The Christmas season is a period that is definitely quite marvelling for kids, however it can also be a formula for disaster such as, jet lag and visits to family whose homes are not quite geared for babies and little children.
If you’re traveling with the little ones this Christmas, or perhaps having a few friends and family with infants who are coming over for the festive period, read up below for some tips from paediatricians on ways to make things a little more “baby- safe” giving you a more relaxed holiday.
The biggest dangers in a non-baby-proofed house are typically everyday things, paediatricians say. Electrical wires, steep stairs and choking hazards are common dangers, as per Dr. Justin Smith, a leading paediatrician who practises at the Cook Children's Medical Centre in Fort Worth, Texas.
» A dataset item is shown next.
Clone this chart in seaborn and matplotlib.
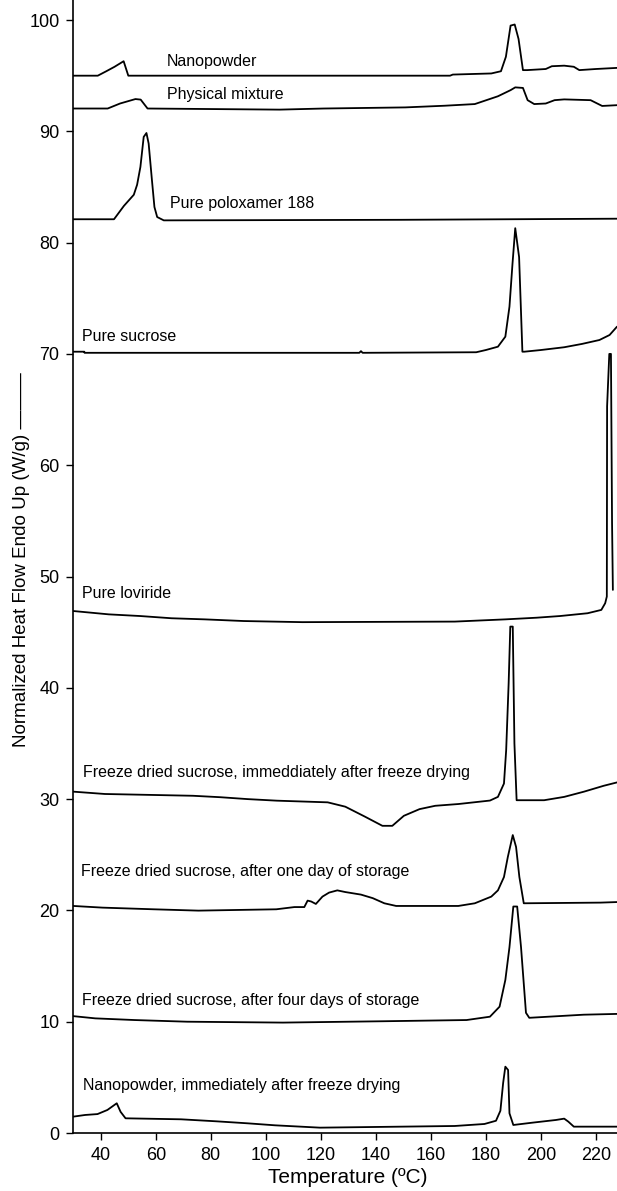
import matplotlib
matplotlib.use("Agg")
import matplotlib.pyplot as plt
import seaborn as sns

# ---------------- data ----------------
nano_x = [30, 38.9, 42, 45, 48.3, 50, 60, 167, 168, 182, 185.5, 187.3, 189, 190.5, 191.9, 193.5, 195, 201.8, 204, 208.5, 212, 214, 220, 227.7]
nano_y = [95.0, 95.0, 95.4, 95.8, 96.3, 95.0, 95.0, 95.0, 95.1, 95.2, 95.4, 96.7, 99.5, 99.6, 98.3, 95.5, 95.5, 95.6, 95.85, 95.9, 95.8, 95.5, 95.6, 95.7]

pm_x = [30, 42.5, 47, 52.6, 54.5, 57, 105, 121, 150.7, 165, 176, 184.4, 189, 190.7, 193.5, 195.2, 197.6, 201.8, 205, 208.5, 218.1, 222.3, 227.7]
pm_y = [92.05, 92.05, 92.5, 92.9, 92.85, 92.05, 91.95, 92.05, 92.15, 92.3, 92.45, 93.15, 93.7, 93.95, 93.9, 92.8, 92.45, 92.5, 92.8, 92.87, 92.8, 92.28, 92.35]

pol_x = [30, 44.8, 48.4, 52.0, 53.2, 54.4, 55.6, 56.6, 57.4, 58.6, 59.5, 60.5, 62.9, 149, 227.7]
pol_y = [82.1, 82.1, 83.3, 84.3, 85.2, 86.8, 89.5, 89.85, 88.9, 85.6, 83.2, 82.3, 82.0, 82.05, 82.15]

suc_x = [30, 34, 34.1, 134, 134.6, 135.2, 176.5, 180, 184.4, 187.1, 188.6, 189.7, 190.7, 192.1, 193.3, 194, 200, 208.5, 215, 221.3, 225, 227.7]
suc_y = [70.2, 70.2, 70.1, 70.1, 70.25, 70.1, 70.15, 70.35, 70.65, 71.55, 74.25, 78.1, 81.3, 78.7, 70.2, 70.2, 70.35, 70.6, 70.9, 71.25, 71.7, 72.45]

lov_x = [30, 42.9, 54.3, 65.7, 77.8, 92, 113.3, 168.7, 187.1, 198.5, 207, 217, 222, 223.4, 224.0, 224.1, 224.9, 225.5, 225.9, 226.2]
lov_y = [46.9, 46.6, 46.45, 46.25, 46.15, 46.0, 45.9, 45.95, 46.15, 46.3, 46.45, 46.7, 47.0, 47.6, 48.2, 65.3, 70.0, 70.0, 54.8, 48.8]

fd0_x = [30, 41.5, 73.5, 83.5, 93.4, 104, 122.5, 128.9, 136, 142.4, 146, 150.2, 155.9, 161.6, 170.1, 181.5, 184.4, 186.6, 187.4, 188.3, 188.9, 189.8, 190.4, 191.2, 201.2, 208.5, 215.7, 222.9, 227.7]
fd0_y = [30.67, 30.46, 30.3, 30.17, 30.0, 29.86, 29.71, 29.32, 28.43, 27.6, 27.6, 28.5, 29.1, 29.4, 29.56, 29.87, 30.2, 31.4, 34.4, 40.4, 45.5, 45.5, 35.0, 29.9, 29.9, 30.2, 30.67, 31.2, 31.5]

fd1_x = [30, 40.6, 59.2, 75.5, 103.8, 110.4, 114, 115.2, 116.5, 118.2, 120.6, 123, 126, 128.9, 134.6, 138.9, 143.1, 147.4, 170, 176, 182, 184.4, 186.6, 188, 189.8, 191, 192.2, 193.8, 221.7, 227.7]
fd1_y = [20.4, 20.25, 20.1, 19.98, 20.1, 20.3, 20.3, 20.88, 20.8, 20.58, 21.24, 21.6, 21.8, 21.65, 21.42, 21.1, 20.64, 20.4, 20.4, 20.64, 21.24, 21.8, 23.0, 24.8, 26.77, 25.7, 23.0, 20.64, 20.7, 20.75]

fd4_x = [30, 38, 52.2, 71.4, 106.2, 142.4, 173, 181.5, 185, 187.1, 188.6, 190, 191.4, 192.8, 194.6, 195.8, 215.6, 227.7]
fd4_y = [10.5, 10.3, 10.15, 10.0, 9.92, 10.04, 10.15, 10.45, 11.35, 13.75, 16.7, 20.35, 20.35, 16.7, 10.8, 10.35, 10.63, 10.7]

nfd_x = [30, 34.3, 38.8, 42.4, 45.8, 47.2, 49.0, 69.2, 82, 93.4, 103.4, 119.7, 168.7, 179.5, 183.7, 185.3, 186.3, 187.1, 188.1, 188.6, 190, 197, 205.5, 208.5, 210, 212, 227.7]
nfd_y = [1.47, 1.62, 1.7, 2.07, 2.67, 1.9, 1.32, 1.23, 1.05, 0.87, 0.69, 0.48, 0.63, 0.81, 1.1, 2.0, 4.5, 5.96, 5.66, 1.77, 0.72, 0.93, 1.17, 1.29, 1.02, 0.57, 0.57]

series_names = ["Nanopowder", "Physical mixture", "Pure poloxamer 188", "Pure sucrose",
                "Pure loviride",
                "Freeze dried sucrose, immeddiately after freeze drying",
                "Freeze dried sucrose, after one day of storage",
                "Freeze dried sucrose, after four days of storage",
                "Nanopowder, immediately after freeze drying"]
label_x = [64.1, 64.1, 65.0, 33.0, 33.3, 33.7, 32.8, 33.0, 33.7]
label_y = [96.3, 93.35, 83.5, 71.6, 48.5, 32.4, 23.5, 11.95, 4.25]

x_ticks = [40, 60, 80, 100, 120, 140, 160, 180, 200, 220]
y_ticks = [0, 10, 20, 30, 40, 50, 60, 70, 80, 90, 100]
x_label = "Temperature (ºC)"
y_label = "Normalized Heat Flow Endo Up (W/g) ———"

# ---------------- plotting ----------------
sns.set_theme(style="ticks")
plt.rcParams["font.family"] = ["Liberation Sans", "DejaVu Sans"]

fig = plt.figure(figsize=(6.17, 11.91), dpi=100)
ax = fig.add_axes([73.3 / 617, 58 / 1191, 1 - 73.3 / 617, 1 - 58 / 1191])

all_x = [nano_x, pm_x, pol_x, suc_x, lov_x, fd0_x, fd1_x, fd4_x, nfd_x]
all_y = [nano_y, pm_y, pol_y, suc_y, lov_y, fd0_y, fd1_y, fd4_y, nfd_y]
for xs, ys in zip(all_x, all_y):
    sns.lineplot(x=xs, y=ys, ax=ax, color="black", lw=1.3, estimator=None,
                 sort=False, legend=False)

for name, lx, ly in zip(series_names, label_x, label_y):
    ax.text(lx, ly, name, fontsize=11.5, ha="left", va="center", color="black")

ax.set_xlim(30, 227.7)
ax.set_ylim(0, 101.8)
ax.set_xticks(x_ticks)
ax.set_yticks(y_ticks)
ax.tick_params(axis="both", labelsize=13, colors="black", length=5, width=1.0,
               direction="out")
ax.tick_params(axis="x", pad=5)
ax.tick_params(axis="y", pad=5)
sns.despine(ax=ax)
for s in ("left", "bottom"):
    ax.spines[s].set_linewidth(1.2)
    ax.spines[s].set_color("black")

ax.set_xlabel(x_label, fontsize=15, color="black")
ax.set_ylabel(y_label, fontsize=13.5, color="black")
ax.xaxis.set_label_coords(0.505, -0.031)
ax.yaxis.set_label_coords(-0.08, 0.506)
ax.grid(False)
ax.set_facecolor("white")
fig.patch.set_facecolor("white")

fig.savefig("out.png", dpi=100)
Medications and cleaning supplies are often left within arm's reach of little ones, added Dr. Wendy Swanson, a paediatrician from Seattle Children's Hospital
Festive season hosts should have a quick look at their home to identify the common safety hazards and quickly resolve them
• Block of stairways to protect little ones from falling down them
• Cover those exposed plug points
• Choking is the leading cause of fatalities for children under the age of 3, small toys, coins, or even snacks that are left in reach of toddlers such as, popcorn, nuts, Christmas candy,
• Get some cable ties from a nearby hardware store and tie up any loose cords that exceed the length of 30cm, as this could possibly strangle a child causing serious injury if not death.
• Keep Hot beverages away from the edge of the kitchen counter or dining table,
• Holiday decorations or Christmas tree decorations are a serious choke hazard for toddlers, try and keep the small décor higher up the tree. Also keep checking under the tree if any of the small décor has fallen off.
• Make sure your Christmas tree is stable! We all may have experienced the 3rd leg that usually collapses with a small tug, leaving the tree on the floor. Try to secure the base as firm as possible to avoid toddlers pulling the tree down with them underneath it.
• Heavy big boxes wrapped up and placed around the Christmas tree creates a fence for the little ones. (these could be larger gifts placed on the outer of the tree )
Asking hosts to baby-proof their homes doesn't have to be a tense conversation, says Smith.
"Say something like, 'Oh, man, our 2-year-old is really into everything right now, putting things in their mouth and opening doors. Is there something I can do to help you prepare?'" he said.